** begin PROVIDED DATA **

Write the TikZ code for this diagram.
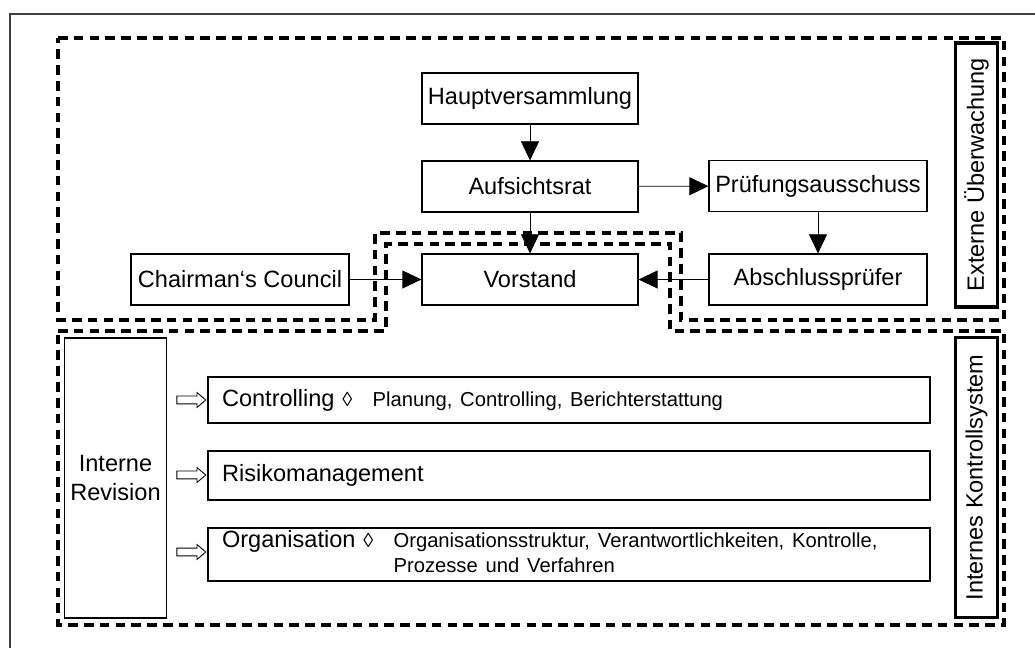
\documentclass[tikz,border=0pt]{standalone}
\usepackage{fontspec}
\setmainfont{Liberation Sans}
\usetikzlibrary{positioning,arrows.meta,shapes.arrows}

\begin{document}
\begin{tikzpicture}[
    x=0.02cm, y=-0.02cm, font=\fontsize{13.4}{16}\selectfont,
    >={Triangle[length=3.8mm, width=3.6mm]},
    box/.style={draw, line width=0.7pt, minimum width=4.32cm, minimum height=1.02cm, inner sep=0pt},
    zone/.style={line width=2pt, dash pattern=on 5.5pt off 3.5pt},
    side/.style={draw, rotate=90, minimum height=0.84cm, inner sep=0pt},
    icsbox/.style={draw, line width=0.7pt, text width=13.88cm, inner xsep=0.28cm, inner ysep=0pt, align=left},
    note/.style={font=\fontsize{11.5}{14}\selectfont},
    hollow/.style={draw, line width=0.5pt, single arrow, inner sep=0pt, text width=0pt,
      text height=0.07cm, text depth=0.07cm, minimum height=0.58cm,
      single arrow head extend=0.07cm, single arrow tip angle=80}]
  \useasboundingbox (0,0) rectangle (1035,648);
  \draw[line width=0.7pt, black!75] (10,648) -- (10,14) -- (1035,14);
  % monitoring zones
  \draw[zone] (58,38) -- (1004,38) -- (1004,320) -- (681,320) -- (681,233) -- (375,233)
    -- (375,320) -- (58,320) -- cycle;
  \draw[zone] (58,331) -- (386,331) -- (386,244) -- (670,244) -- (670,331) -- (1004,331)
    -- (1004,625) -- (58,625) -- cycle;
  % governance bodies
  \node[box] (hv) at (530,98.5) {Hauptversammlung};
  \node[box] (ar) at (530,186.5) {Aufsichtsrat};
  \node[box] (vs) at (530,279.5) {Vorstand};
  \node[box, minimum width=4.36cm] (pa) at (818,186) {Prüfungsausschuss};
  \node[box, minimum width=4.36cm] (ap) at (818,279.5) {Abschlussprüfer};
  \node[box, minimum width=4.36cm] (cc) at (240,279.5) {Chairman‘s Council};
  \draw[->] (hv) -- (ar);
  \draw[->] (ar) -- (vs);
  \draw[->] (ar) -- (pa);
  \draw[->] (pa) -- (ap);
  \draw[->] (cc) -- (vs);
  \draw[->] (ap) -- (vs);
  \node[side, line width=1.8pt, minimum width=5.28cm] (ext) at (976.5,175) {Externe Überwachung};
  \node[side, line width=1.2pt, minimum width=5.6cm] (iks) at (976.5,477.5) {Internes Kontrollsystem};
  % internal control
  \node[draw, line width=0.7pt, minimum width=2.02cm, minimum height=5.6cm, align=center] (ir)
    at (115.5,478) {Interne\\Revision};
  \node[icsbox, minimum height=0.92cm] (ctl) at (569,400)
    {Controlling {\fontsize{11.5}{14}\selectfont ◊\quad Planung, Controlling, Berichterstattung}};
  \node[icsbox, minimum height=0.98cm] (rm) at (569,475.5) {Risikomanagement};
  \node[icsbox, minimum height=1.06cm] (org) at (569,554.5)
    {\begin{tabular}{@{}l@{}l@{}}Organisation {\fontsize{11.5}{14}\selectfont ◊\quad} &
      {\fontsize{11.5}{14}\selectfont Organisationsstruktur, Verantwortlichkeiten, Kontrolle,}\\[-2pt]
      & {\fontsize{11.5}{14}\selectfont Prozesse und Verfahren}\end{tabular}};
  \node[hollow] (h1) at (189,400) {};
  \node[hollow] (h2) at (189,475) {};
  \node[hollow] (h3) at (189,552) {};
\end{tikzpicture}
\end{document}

** end PROVIDED DATA **
** begin PROVIDED DATA **

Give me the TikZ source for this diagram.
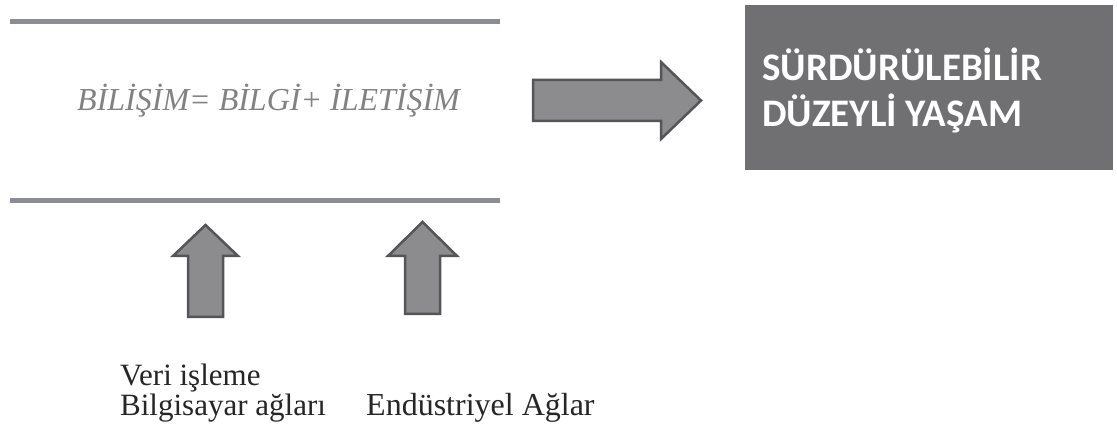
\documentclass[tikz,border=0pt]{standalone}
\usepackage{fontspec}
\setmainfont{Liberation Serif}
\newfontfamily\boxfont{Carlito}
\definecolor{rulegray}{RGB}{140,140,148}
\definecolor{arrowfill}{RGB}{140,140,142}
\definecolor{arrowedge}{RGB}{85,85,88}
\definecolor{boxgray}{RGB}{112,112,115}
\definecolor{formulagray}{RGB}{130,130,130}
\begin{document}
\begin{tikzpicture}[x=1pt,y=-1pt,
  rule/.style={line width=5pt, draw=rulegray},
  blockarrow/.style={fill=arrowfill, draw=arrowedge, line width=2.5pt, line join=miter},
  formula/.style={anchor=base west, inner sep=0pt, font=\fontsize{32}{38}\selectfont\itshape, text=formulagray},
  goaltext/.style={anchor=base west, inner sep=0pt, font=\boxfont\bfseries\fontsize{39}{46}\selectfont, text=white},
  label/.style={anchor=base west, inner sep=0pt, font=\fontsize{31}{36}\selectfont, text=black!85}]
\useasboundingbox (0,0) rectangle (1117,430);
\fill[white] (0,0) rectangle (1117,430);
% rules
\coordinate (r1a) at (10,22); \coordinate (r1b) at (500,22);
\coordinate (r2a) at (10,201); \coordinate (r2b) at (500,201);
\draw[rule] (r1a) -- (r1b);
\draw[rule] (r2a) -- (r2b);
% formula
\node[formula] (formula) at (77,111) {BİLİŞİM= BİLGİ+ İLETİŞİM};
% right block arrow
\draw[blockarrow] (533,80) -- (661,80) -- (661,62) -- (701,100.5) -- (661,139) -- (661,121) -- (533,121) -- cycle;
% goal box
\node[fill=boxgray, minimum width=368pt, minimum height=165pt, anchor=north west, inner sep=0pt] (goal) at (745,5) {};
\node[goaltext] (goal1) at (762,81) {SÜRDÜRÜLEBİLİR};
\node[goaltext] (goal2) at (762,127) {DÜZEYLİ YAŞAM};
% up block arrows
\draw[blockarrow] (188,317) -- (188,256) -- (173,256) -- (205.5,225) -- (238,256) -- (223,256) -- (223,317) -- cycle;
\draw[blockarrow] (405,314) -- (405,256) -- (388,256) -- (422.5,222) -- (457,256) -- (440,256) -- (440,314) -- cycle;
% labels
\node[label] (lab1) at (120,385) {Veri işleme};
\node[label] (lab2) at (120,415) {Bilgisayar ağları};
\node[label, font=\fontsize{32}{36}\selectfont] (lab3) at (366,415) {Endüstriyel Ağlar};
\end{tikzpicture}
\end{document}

** end PROVIDED DATA **

TASK DIRECTIONS — Identify and copy all lines with the word "this".

THE SOLUTION —
Write the TikZ code for this diagram.
Give me the TikZ source for this diagram.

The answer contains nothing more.